→ **Data block**:
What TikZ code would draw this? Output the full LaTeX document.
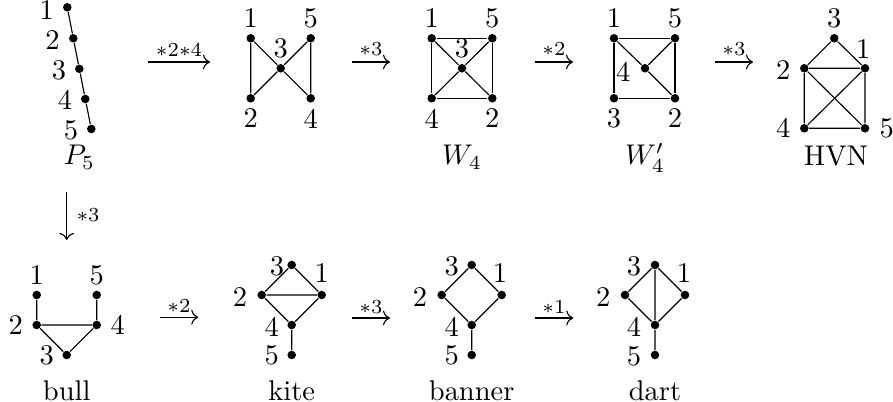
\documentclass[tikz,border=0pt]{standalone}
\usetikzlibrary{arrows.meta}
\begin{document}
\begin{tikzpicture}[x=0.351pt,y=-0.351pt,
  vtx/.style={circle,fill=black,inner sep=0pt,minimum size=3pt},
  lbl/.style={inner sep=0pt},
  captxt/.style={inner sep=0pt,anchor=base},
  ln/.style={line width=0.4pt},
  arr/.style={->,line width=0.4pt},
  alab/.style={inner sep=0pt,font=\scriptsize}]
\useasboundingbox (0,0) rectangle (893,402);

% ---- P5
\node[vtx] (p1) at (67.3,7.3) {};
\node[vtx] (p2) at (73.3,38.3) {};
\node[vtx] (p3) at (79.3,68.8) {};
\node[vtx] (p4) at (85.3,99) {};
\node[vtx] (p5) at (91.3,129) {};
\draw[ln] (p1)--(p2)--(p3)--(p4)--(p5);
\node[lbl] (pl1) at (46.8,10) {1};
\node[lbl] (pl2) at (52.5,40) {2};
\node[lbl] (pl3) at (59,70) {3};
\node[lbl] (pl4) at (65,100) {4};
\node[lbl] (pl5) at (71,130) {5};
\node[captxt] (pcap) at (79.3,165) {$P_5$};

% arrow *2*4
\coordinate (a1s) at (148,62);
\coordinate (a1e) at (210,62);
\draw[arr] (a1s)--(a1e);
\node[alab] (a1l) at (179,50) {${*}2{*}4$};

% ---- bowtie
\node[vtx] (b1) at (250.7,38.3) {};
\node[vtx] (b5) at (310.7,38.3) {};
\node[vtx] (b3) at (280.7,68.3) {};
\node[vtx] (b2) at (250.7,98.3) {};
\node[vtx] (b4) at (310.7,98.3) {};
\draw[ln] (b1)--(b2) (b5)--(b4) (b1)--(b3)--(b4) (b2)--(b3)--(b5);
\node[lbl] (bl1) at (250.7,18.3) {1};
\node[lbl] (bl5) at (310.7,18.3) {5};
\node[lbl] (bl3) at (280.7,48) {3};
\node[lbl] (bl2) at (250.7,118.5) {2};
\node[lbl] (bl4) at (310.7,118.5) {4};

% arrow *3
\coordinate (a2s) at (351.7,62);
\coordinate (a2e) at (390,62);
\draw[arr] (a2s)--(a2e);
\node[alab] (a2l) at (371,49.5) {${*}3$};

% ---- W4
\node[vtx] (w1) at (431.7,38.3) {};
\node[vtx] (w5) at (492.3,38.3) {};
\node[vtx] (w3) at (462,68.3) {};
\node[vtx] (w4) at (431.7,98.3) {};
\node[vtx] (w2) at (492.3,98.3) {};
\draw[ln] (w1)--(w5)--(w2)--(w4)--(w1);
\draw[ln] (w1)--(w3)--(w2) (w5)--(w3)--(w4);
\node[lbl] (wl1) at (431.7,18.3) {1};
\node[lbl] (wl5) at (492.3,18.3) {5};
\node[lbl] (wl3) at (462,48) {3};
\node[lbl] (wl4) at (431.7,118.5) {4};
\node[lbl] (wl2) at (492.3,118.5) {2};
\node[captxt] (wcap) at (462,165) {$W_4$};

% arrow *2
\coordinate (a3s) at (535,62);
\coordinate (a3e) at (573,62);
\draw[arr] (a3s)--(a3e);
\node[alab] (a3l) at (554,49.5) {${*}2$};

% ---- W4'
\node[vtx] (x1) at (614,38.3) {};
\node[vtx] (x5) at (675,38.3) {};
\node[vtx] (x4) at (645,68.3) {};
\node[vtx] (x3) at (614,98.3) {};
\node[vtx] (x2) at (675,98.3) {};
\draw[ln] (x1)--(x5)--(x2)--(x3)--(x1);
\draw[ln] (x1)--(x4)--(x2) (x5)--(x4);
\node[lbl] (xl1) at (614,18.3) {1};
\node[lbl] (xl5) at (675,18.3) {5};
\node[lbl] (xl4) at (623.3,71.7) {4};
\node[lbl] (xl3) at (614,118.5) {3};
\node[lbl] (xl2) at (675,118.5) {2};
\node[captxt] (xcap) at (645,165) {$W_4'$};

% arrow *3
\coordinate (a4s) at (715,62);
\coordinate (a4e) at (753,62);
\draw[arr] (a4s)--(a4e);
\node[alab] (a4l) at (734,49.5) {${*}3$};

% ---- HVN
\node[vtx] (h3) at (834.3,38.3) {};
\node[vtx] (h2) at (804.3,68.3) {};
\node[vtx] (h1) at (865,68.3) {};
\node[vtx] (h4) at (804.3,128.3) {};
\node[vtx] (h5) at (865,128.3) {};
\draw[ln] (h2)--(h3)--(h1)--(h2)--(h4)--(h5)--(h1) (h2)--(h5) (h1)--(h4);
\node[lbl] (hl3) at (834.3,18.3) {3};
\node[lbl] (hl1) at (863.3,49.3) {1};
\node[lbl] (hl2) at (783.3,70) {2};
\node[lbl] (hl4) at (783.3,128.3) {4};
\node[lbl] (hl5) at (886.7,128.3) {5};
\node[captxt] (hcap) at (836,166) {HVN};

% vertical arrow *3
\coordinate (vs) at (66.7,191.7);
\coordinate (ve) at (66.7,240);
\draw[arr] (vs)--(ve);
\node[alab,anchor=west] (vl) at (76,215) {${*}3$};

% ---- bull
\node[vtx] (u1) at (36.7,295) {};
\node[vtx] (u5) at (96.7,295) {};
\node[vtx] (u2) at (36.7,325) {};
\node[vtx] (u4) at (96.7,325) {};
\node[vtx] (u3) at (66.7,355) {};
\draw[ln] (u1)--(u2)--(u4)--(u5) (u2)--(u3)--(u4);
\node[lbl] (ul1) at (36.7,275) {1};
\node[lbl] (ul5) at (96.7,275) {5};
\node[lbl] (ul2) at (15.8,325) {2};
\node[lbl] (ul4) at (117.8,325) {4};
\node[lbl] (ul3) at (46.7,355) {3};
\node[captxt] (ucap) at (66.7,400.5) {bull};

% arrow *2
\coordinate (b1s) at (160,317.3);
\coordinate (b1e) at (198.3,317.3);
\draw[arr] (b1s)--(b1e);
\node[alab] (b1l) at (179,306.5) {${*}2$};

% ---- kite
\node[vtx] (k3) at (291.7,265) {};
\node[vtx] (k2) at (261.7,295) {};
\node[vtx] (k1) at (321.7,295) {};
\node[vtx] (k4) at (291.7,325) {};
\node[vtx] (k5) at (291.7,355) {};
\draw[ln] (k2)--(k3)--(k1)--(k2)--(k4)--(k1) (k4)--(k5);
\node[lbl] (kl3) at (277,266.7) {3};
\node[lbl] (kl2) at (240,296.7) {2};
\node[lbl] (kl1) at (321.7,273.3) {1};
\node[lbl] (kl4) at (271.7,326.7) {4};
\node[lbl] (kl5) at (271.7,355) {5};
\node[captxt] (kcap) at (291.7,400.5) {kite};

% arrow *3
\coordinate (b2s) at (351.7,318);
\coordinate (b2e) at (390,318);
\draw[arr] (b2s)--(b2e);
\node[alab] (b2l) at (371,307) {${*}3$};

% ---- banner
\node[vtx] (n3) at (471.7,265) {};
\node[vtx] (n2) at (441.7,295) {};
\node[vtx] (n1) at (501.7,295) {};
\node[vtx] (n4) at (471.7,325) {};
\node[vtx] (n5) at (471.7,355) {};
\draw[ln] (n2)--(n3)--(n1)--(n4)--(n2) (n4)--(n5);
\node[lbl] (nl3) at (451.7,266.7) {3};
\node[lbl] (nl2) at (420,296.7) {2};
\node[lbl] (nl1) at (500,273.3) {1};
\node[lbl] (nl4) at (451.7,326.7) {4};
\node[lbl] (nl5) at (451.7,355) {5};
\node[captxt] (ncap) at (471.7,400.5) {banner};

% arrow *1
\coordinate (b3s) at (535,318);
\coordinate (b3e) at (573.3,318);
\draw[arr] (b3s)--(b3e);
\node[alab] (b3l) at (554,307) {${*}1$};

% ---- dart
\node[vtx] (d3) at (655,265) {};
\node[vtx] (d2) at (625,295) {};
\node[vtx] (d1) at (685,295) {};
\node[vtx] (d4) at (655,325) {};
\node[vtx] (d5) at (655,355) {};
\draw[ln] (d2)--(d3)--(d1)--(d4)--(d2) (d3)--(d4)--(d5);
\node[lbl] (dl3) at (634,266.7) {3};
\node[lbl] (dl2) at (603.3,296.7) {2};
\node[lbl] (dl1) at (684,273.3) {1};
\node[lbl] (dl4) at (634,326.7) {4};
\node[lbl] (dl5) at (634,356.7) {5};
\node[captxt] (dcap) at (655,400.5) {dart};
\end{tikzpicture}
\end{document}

→ **Short task**: The lines from the start of the data through the line that contains "(0,0) rectangle (893,402);" are to be returned exactly, please, with both ends included and every picture left out.

→ **Written answer**:
What TikZ code would draw this? Output the full LaTeX document.
\documentclass[tikz,border=0pt]{standalone}
\usetikzlibrary{arrows.meta}
\begin{document}
\begin{tikzpicture}[x=0.351pt,y=-0.351pt,
  vtx/.style={circle,fill=black,inner sep=0pt,minimum size=3pt},
  lbl/.style={inner sep=0pt},
  captxt/.style={inner sep=0pt,anchor=base},
  ln/.style={line width=0.4pt},
  arr/.style={->,line width=0.4pt},
  alab/.style={inner sep=0pt,font=\scriptsize}]
\useasboundingbox (0,0) rectangle (893,402);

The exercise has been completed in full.